The composer described the music thus: "These Studies have been specially written for organ students in the earlier stages. It is assumed that such students have already a sufficient keyboard dexterity: the Studies are designed to assist them in the essentials of organ playing—the use of more than one manual, the management of stops, and the technique of the pedals." A reviewer noted: It is a pleasure to welcome a new and accomplished hand [...] The studies have real musical value: many less attractive things are used as voluntaries and recital items. The composer's happy management of three-part writing is a feature. "The Musical Times" December 1934.
- 1934 – Herzliebster Jesu; Vater unser : two chorale preludes.
The first is in the Bach manner, yet with points of originality.The melody is given to a Great solo stop in the tenor, between flowing passages on the Choir Gedact in the same register; the accompaniment consists of Swell chords (with a figure that recalls the 'spirit in heaviness' theme of Bach) and a pedal chiefly of repeated quavers, with occasional allusions to the figure. The scheme is well-managed, with deeply expressive results. The 'Vater Unser' piece is a genuinely original conception, in which the melody is soloed on the a Great as a constituent in a fine polyphonic texture. There is some bold harmony, a real climax is achieved midway, and the piece, short as it is, leaves a powerful impression. The composer has evidently gone to school in the best of company, and to some purpose. She has ideas, and writes like a composer who is also a player. Her future work will be looked forward to by all who have an instinctive sense for work that is really individual.
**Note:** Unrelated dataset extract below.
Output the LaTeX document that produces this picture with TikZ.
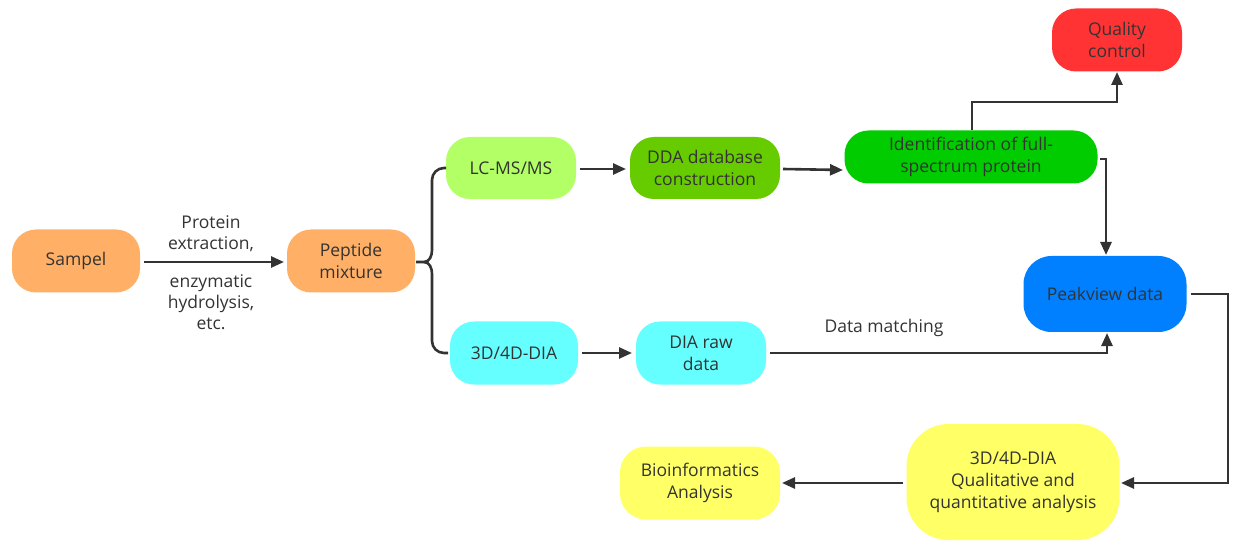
\documentclass[tikz,border=0pt]{standalone}
\usepackage{fontspec}
\setmainfont{Open Sans}
\usetikzlibrary{arrows.meta}
\definecolor{txt}{HTML}{333333}
\definecolor{ln}{HTML}{333333}
\definecolor{corange}{HTML}{FFB066}
\definecolor{clgreen}{HTML}{B3FF66}
\definecolor{cgreen}{HTML}{66CC00}
\definecolor{cgreen2}{HTML}{00CC00}
\definecolor{cred}{HTML}{FF3333}
\definecolor{cblue}{HTML}{0080FF}
\definecolor{ccyan}{HTML}{66FFFF}
\definecolor{cyellow}{HTML}{FFFF66}
\begin{document}
\begin{tikzpicture}[x=1pt,y=-1pt,
  box/.style={rectangle, rounded corners=24pt, draw=none, text=txt, align=center,
    font=\fontsize{17.5}{22}\selectfont, inner sep=0pt},
  lbl/.style={text=txt, align=center, font=\fontsize{17.5}{21}\selectfont, inner sep=0pt},
  conn/.style={draw=ln, line width=2.6pt},
  arr/.style={conn, -{Triangle[length=13pt,width=11pt]}}
]
\useasboundingbox (0,0) rectangle (1245,553);
\fill[white] (0,0) rectangle (1245,553);

\node[box, fill=corange, minimum width=128pt, minimum height=63pt] (s) at (76,261) {Sampel};
\node[box, fill=corange, minimum width=128pt, minimum height=63pt] (p) at (351,261) {Peptide\\mixture};
\node[box, fill=clgreen, minimum width=130pt, minimum height=62pt] (lc) at (511,168) {LC-MS/MS};
\node[box, fill=cgreen, minimum width=150pt, minimum height=62pt] (dda) at (705,168) {DDA database\\construction};
\node[box, fill=cgreen2, minimum width=253pt, minimum height=53pt] (id) at (971,157) {Identification of full-\\spectrum protein};
\node[box, fill=cred, minimum width=130pt, minimum height=63pt] (qc) at (1117,40) {Quality\\control};
\node[box, fill=cblue, minimum width=163pt, minimum height=76pt, rounded corners=28pt] (pv) at (1105,294) {Peakview data};
\node[box, fill=ccyan, minimum width=128pt, minimum height=63pt] (dia) at (514,353) {3D/4D-DIA};
\node[box, fill=ccyan, minimum width=130pt, minimum height=63pt] (raw) at (701,353) {DIA raw\\data};
\node[box, fill=cyellow, minimum width=213pt, minimum height=116pt, rounded corners=42pt] (qa) at (1013,482) {3D/4D-DIA\\Qualitative and\\quantitative analysis};
\node[box, fill=cyellow, minimum width=160pt, minimum height=73pt, rounded corners=26pt] (bio) at (700,483) {Bioinformatics\\Analysis};

% Sampel -> Peptide
\coordinate (s1) at (144,262);
\coordinate (p1) at (284,262);
\draw[arr] (s1) -- (p1);
\node[lbl] (l1) at (211,234) {Protein\\extraction,};
\node[lbl] (l2) at (211,302) {enzymatic\\hydrolysis,\\etc.};

% brace split
\coordinate (b0) at (416,262);
\coordinate (bt) at (446,168);
\coordinate (bb) at (448,353);
\draw[conn] (b0) -- (424,262) to[out=0,in=-90] (432,250) -- (432,180) to[out=90,in=180] (444,168) -- (bt);
\draw[conn] (424,262) to[out=0,in=90] (432,274) -- (432,341) to[out=-90,in=180] (444,353) -- (bb);

% LC -> DDA
\coordinate (lce) at (580,169);
\coordinate (ddaw) at (626,169);
\draw[arr] (lce) -- (ddaw);
% DIA -> raw
\coordinate (diae) at (582,353);
\coordinate (raww) at (632,353);
\draw[arr] (diae) -- (raww);
% DDA -> ID
\coordinate (ddae) at (783,169);
\coordinate (idw) at (843,170);
\draw[arr] (ddae) -- (idw);
% ID -> QC
\coordinate (idt) at (972,130);
\coordinate (qcb) at (1117,72);
\draw[arr] (idt) -- (972,102) -- (1117,102) -- (qcb);
% ID -> PV
\coordinate (ide) at (1100,159);
\coordinate (pvt) at (1106,255);
\draw[arr] (ide) -- (1106,159) -- (pvt);
% raw -> PV
\coordinate (rawe) at (770,353);
\coordinate (pvb) at (1107,333);
\draw[arr] (rawe) -- (1107,353) -- (pvb);
\node[lbl] (dm) at (884,328) {Data matching};
% PV -> QA
\coordinate (pve) at (1191,294);
\coordinate (qae) at (1121,483);
\draw[arr] (pve) -- (1228,294) -- (1228,483) -- (qae);
% QA -> Bio
\coordinate (qaw) at (903,483);
\coordinate (bioe) at (782,483);
\draw[arr] (qaw) -- (bioe);
\end{tikzpicture}
\end{document}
"The Musical Times" December 1934.

- 1935 – English March.
Margery Moore has already attracted a good deal of favourable attention by a pair of striking chorale preludes and some well-written easy studies. Her 'English March' shows that she is ale also to write in popular style. March is modal in character, and mainly staccato. […] The piece is really an alla marcia postlude
. "The Musical Times" March 1935.
- 1936 – Two pieces for the organ : Pastoral [and] Paean.

===Piano===
- 1936 – The Merry Midshipman : a book for boys. Four short pieces.
- 1937 – Air on the G string / J, S. Bach ; arranged for two Pianos.
- 1938 – The Piping Shepherds : four little pieces.
These pieces are amongst the most expressive miniatures written for the piano in recent years. Brimful of invention, with pleasing rhythmic melodies, they have live part-writing and an attractive, wistful tenderness
. From an advertisement in "The Musical Times". September 1938.